0
votes

I have survey data (picture sample below) I'm working with to find 95% confidence intervals for. The Q#d columns (Q1d, Q2d, etc.) each correspond to different questions on the survey (Likert scale with results dichotomized, 1 = yes, 0 = no). The intervention column describes whether the results were before intervention (FALSE) or after intervention (TRUE). What I want to do is get the 95% confidence intervals on the difference in proportions for each question before and after intervention.

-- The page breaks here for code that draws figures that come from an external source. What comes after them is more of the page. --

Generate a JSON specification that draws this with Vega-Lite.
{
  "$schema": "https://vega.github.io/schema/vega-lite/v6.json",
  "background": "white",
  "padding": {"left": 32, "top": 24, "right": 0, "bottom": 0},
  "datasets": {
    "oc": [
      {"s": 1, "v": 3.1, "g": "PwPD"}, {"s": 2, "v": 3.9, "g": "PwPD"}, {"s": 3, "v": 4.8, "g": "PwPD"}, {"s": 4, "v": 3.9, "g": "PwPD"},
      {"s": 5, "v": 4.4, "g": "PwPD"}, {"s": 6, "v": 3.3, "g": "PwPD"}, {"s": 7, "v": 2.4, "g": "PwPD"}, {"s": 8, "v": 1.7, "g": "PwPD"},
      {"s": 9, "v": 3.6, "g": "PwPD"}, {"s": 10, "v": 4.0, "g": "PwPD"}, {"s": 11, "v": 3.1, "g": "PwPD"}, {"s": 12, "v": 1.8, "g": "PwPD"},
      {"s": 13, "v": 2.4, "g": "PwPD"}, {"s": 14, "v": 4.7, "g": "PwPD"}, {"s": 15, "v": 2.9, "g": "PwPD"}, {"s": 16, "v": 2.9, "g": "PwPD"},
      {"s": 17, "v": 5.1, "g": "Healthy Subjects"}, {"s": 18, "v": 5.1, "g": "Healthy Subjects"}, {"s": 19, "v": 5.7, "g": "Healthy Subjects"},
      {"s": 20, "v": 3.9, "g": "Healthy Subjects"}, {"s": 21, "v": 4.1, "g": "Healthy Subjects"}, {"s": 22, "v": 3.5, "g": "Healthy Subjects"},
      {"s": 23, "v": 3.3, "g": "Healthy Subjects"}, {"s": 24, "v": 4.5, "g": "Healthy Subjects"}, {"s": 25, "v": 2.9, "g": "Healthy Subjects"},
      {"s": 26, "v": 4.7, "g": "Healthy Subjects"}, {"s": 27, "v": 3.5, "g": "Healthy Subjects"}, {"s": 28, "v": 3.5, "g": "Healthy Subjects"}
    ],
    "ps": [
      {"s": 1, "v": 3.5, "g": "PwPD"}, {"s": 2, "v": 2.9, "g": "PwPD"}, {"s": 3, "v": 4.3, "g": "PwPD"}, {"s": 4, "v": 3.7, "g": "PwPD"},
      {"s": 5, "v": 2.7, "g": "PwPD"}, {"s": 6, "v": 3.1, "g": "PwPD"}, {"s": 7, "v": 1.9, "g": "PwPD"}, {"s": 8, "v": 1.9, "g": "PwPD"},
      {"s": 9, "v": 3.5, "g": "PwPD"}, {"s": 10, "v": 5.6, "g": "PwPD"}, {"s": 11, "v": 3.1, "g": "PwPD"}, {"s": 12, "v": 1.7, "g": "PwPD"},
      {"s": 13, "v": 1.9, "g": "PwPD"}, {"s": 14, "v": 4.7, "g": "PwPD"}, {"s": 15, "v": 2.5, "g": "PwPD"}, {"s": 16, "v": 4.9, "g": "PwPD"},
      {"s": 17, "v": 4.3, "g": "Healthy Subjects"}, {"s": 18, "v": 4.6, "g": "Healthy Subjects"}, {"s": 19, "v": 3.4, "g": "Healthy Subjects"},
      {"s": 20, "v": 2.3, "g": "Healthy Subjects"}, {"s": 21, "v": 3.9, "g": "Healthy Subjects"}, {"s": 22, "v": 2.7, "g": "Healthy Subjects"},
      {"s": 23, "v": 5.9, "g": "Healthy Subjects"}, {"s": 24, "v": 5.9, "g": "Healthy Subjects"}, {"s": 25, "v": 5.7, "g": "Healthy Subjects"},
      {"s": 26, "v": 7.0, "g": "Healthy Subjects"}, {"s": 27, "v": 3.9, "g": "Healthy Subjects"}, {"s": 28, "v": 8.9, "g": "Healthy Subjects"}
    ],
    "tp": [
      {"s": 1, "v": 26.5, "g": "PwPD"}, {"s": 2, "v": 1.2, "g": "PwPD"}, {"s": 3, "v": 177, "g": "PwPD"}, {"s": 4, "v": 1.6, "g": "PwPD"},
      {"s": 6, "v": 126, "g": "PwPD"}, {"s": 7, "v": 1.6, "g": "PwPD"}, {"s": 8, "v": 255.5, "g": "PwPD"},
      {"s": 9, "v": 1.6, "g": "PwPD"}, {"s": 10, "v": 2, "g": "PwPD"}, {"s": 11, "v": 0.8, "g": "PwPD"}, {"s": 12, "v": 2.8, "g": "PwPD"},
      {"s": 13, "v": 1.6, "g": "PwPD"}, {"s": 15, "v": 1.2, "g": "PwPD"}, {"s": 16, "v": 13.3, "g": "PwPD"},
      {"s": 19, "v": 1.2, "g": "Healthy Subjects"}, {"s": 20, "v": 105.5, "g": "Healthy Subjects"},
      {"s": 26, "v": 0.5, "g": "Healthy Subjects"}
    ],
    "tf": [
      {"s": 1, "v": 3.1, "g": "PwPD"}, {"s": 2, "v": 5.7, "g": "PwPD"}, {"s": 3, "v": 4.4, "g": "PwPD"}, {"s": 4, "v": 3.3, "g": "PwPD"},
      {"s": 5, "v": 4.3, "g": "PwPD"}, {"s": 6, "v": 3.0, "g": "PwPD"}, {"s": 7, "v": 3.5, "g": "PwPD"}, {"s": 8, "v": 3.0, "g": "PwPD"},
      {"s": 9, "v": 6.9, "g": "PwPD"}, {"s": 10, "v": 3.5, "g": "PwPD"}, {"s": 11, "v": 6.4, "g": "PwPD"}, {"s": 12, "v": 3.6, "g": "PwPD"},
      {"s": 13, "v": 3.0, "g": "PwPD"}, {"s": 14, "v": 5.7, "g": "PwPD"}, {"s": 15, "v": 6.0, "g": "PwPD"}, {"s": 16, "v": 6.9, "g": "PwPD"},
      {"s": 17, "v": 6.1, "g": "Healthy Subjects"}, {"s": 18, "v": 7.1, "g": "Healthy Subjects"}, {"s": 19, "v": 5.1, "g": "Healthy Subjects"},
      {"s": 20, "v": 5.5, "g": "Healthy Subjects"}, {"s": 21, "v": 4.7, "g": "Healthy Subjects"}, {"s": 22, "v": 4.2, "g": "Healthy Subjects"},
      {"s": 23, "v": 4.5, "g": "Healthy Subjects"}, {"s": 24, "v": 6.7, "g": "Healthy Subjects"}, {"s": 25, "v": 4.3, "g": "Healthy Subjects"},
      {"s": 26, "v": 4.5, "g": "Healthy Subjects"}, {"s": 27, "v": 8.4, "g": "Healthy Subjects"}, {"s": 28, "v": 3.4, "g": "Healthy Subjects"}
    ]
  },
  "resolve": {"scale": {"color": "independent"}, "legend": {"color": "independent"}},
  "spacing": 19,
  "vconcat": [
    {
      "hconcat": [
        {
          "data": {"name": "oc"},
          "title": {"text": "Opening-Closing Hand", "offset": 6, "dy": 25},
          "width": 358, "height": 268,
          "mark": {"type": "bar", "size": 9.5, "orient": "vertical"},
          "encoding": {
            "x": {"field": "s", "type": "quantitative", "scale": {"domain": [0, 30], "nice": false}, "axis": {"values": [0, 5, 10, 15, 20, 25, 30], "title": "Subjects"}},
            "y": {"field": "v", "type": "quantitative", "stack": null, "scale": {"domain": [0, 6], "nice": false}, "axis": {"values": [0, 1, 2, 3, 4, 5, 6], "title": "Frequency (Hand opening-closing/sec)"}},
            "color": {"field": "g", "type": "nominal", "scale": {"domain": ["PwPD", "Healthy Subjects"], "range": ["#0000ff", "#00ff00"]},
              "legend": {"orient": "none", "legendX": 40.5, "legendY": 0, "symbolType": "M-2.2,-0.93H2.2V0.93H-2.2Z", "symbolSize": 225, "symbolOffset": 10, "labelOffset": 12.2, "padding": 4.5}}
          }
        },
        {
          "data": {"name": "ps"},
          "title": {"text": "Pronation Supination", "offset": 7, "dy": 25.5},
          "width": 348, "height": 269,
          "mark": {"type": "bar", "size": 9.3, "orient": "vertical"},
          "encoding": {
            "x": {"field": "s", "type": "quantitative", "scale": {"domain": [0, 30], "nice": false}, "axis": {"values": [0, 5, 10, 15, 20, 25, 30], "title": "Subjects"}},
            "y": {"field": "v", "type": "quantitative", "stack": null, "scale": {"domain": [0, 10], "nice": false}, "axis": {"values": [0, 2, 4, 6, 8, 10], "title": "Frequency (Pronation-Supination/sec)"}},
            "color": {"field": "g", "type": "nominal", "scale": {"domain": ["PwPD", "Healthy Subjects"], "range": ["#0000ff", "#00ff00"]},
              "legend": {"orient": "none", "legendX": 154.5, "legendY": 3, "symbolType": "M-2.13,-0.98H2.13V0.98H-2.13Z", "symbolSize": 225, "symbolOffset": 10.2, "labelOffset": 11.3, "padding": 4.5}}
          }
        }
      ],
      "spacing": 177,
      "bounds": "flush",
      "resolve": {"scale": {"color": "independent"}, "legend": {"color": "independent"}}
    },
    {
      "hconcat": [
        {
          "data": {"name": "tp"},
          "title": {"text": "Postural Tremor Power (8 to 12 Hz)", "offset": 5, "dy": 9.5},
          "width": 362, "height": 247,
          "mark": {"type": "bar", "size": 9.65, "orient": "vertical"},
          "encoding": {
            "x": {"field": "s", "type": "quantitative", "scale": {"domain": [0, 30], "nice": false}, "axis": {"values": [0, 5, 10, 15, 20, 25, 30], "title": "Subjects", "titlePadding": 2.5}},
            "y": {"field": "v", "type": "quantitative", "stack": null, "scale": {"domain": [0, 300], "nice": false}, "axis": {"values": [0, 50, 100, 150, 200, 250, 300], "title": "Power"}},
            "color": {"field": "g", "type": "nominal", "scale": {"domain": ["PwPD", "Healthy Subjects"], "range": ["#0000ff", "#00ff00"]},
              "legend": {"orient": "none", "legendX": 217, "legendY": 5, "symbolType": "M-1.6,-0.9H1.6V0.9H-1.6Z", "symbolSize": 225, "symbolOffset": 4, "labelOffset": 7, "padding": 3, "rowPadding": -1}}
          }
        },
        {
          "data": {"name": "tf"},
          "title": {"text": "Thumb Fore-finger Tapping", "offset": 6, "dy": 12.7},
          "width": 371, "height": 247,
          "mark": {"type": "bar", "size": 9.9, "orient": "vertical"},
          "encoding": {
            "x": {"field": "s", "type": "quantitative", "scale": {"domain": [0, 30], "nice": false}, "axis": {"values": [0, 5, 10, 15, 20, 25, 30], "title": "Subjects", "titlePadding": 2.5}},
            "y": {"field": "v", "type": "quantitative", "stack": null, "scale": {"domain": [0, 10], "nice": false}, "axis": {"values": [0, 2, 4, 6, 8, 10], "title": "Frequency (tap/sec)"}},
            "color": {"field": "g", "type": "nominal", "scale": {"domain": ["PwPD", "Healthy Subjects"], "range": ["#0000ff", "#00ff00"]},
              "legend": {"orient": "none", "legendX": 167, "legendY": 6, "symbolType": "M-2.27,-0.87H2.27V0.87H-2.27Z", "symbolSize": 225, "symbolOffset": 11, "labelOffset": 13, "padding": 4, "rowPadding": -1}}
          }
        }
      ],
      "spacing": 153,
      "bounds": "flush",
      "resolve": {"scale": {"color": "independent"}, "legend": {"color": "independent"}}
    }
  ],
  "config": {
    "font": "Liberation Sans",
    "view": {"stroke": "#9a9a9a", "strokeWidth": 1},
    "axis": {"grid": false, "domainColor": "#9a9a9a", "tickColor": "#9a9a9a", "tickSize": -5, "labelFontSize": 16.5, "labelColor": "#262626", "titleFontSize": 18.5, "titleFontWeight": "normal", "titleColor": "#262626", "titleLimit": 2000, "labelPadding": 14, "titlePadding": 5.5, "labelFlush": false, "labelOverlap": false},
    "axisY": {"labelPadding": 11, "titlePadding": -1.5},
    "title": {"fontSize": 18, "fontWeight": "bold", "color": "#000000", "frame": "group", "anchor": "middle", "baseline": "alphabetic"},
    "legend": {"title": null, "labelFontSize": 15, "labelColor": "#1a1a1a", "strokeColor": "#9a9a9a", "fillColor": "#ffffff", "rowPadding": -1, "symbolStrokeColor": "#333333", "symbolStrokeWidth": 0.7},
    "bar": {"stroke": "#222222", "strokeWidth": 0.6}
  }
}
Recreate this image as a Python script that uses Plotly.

For example, let's say for Q1d the proportion that answered "yes" before intervention is .2 and after the intervention is .5. The difference would be .3 or 30%, and I want to calculate the confidence interval (let's say between 25% and 35%) on the difference. I want to do this for every single question in the survey (all Q1d). I have not been able to find a way to iterate through and do this for all questions (columns). I've written a function that can successfully do it for one column, but iterating through column names isn't working for me, and I don't know how to store the results as a vector/dataframe. I've included the function below. Any guidance?

Thanks so much!!

get_conf_int <- function(df, colName) {
  myenc <- enquo(colName)
  p <- df %>%
    group_by(Intervention) %>%
    summarize(success=sum(UQ(myenc)==1, na.rm=TRUE), total=n())
  prop.test(x=pull(p,success), n=pull(p, total))$conf.int[2:1]*-100
} 

And I can call the function like:

get_conf_int(db, Q1d)

I'm using prop.test to find confidence interval for now, but open to other methods as well.

dataframe being used

1

1 Answers

1
votes

I can't assure you if prop.table is better than binom.test, you should read more about those two.

library(dplyr)

# just for this example, you have your survey here
df <- data.frame(Intervention=sample(x = c(TRUE,FALSE), size = 20, replace = TRUE), 
                 Q1d=sample(x = 0:1, size = 20, replace = TRUE),
                 Q2d=sample(x = 0:1, size = 20, replace = TRUE),
                 Q3d=sample(x = 0:1, size = 20, replace = TRUE),
                 Q4d=sample(x = 0:1, size = 20, replace = TRUE),
                 Q5d=sample(x = 0:1, size = 20, replace = TRUE),
                 Q6d=sample(x = 0:1, size = 20, replace = TRUE),
                 Q7d=sample(x = 0:1, size = 20, replace = TRUE))

# vector with the sum of FALSE and the sum of TRUE
count_Intervention <- c(length(which(!df$Intervention)),length(which(df$Intervention)))

# group by TRUE/FALSE and sum(count) the 1's
df_sum <- df %>%
  group_by(Intervention) %>%
  summarize(across((colnames(df)[-1]),list(sum)))

# for new info.  I added the pvalue, that might be important
new_df <- data.frame(Question=as.character(), LowerConfInt=as.numeric(), UpperConfInt=as.numeric(), Pvalue = as.numeric())

#loop
for (Q_d in colnames(df_sum)[-1]) {
  lower <- prop.test(as.vector(t(df_sum[,Q_d])), count_Intervention)$conf.int[1]
  upper <- prop.test(as.vector(t(df_sum[,Q_d])), count_Intervention)$conf.int[2]
  pvalue <- prop.test(as.vector(t(df_sum[,Q_d])), count_Intervention)$p.value
  new_df <- rbind(new_df, data.frame(Q_d, lower, upper, pvalue)) 
  
}

new_df
    Q_d      lower      upper     pvalue
1 Q1d_1 -0.2067593  0.8661000 0.34844258
2 Q2d_1 -0.9193444 -0.1575787 0.05528499
3 Q3d_1 -0.4558861  0.5218202 1.00000000
4 Q4d_1 -0.4558861  0.5218202 1.00000000
5 Q5d_1 -0.7487377  0.3751114 0.74153726
6 Q6d_1 -0.2067593  0.8661000 0.34844258
7 Q7d_1 -0.4558861  0.5218202 1.00000000